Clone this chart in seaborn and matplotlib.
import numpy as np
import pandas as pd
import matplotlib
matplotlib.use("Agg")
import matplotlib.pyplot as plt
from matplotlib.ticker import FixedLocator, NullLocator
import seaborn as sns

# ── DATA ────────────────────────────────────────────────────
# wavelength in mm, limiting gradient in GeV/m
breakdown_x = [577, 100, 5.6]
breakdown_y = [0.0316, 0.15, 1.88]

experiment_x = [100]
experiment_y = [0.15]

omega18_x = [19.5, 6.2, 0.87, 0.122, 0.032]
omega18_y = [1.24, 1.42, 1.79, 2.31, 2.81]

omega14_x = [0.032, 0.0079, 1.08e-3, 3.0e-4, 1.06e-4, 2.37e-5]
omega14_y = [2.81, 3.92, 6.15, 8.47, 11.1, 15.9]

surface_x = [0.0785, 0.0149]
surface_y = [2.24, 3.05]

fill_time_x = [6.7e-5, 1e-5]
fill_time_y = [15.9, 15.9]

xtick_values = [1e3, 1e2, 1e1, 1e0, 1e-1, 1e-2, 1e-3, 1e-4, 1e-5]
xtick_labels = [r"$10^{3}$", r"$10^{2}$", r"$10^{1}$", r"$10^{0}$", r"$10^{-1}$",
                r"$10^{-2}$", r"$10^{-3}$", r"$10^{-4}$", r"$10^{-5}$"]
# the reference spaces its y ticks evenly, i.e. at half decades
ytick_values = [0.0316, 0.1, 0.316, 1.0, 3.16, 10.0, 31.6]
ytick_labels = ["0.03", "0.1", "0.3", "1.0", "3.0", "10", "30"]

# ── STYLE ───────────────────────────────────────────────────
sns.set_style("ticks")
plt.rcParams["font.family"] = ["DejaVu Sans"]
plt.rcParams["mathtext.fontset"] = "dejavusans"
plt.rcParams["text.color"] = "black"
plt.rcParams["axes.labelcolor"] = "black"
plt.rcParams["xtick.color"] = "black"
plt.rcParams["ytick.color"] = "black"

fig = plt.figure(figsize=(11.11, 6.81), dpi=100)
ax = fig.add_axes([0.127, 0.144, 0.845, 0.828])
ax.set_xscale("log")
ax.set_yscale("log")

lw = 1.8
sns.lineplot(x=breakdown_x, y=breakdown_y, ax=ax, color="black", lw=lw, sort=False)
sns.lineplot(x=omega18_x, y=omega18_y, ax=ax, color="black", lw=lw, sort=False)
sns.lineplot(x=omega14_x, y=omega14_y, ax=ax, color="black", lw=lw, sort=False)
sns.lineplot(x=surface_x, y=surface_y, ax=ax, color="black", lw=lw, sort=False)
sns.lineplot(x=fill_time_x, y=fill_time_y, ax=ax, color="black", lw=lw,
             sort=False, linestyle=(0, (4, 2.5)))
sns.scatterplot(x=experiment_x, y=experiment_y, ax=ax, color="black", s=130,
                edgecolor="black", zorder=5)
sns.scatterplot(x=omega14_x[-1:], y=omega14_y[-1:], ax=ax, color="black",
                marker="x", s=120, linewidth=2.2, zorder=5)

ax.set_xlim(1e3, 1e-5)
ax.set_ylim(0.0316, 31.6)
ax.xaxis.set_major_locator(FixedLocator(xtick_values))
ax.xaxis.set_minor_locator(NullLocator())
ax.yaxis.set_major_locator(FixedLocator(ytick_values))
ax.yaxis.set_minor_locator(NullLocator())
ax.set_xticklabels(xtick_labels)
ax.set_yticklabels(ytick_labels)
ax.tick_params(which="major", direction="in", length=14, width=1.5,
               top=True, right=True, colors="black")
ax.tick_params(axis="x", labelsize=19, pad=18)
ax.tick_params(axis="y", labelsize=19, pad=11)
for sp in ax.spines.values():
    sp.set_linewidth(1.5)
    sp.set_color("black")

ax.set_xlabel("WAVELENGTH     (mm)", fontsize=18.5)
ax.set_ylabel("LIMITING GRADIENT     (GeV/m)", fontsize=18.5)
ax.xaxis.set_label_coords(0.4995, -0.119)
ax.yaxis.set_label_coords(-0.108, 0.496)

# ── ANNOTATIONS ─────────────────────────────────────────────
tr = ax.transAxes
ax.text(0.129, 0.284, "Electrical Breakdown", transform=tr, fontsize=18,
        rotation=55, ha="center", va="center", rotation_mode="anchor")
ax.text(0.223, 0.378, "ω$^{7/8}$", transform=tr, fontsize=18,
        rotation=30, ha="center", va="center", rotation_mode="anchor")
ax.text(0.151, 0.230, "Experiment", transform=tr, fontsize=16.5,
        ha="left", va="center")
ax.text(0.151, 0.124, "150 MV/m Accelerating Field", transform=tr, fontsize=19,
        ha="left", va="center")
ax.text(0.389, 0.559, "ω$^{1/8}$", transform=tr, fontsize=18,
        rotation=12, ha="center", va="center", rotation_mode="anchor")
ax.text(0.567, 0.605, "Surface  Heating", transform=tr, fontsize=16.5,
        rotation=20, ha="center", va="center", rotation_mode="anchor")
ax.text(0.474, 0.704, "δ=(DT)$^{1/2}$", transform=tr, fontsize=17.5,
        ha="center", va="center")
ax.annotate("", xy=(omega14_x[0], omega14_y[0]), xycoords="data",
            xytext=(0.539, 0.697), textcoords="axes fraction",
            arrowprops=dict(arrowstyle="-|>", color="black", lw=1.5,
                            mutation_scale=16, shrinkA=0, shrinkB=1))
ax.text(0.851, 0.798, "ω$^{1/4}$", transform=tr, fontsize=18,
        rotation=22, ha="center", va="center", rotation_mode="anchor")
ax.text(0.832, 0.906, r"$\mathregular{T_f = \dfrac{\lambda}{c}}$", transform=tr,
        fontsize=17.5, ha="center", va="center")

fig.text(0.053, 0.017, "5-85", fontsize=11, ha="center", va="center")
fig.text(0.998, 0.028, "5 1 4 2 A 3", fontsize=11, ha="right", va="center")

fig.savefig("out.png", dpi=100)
--------------------------------
**Your instructions:** Scan the listing above for the word "seaborn" and show each line where it is found.

**Correct output:**
Clone this chart in seaborn and matplotlib.
import seaborn as sns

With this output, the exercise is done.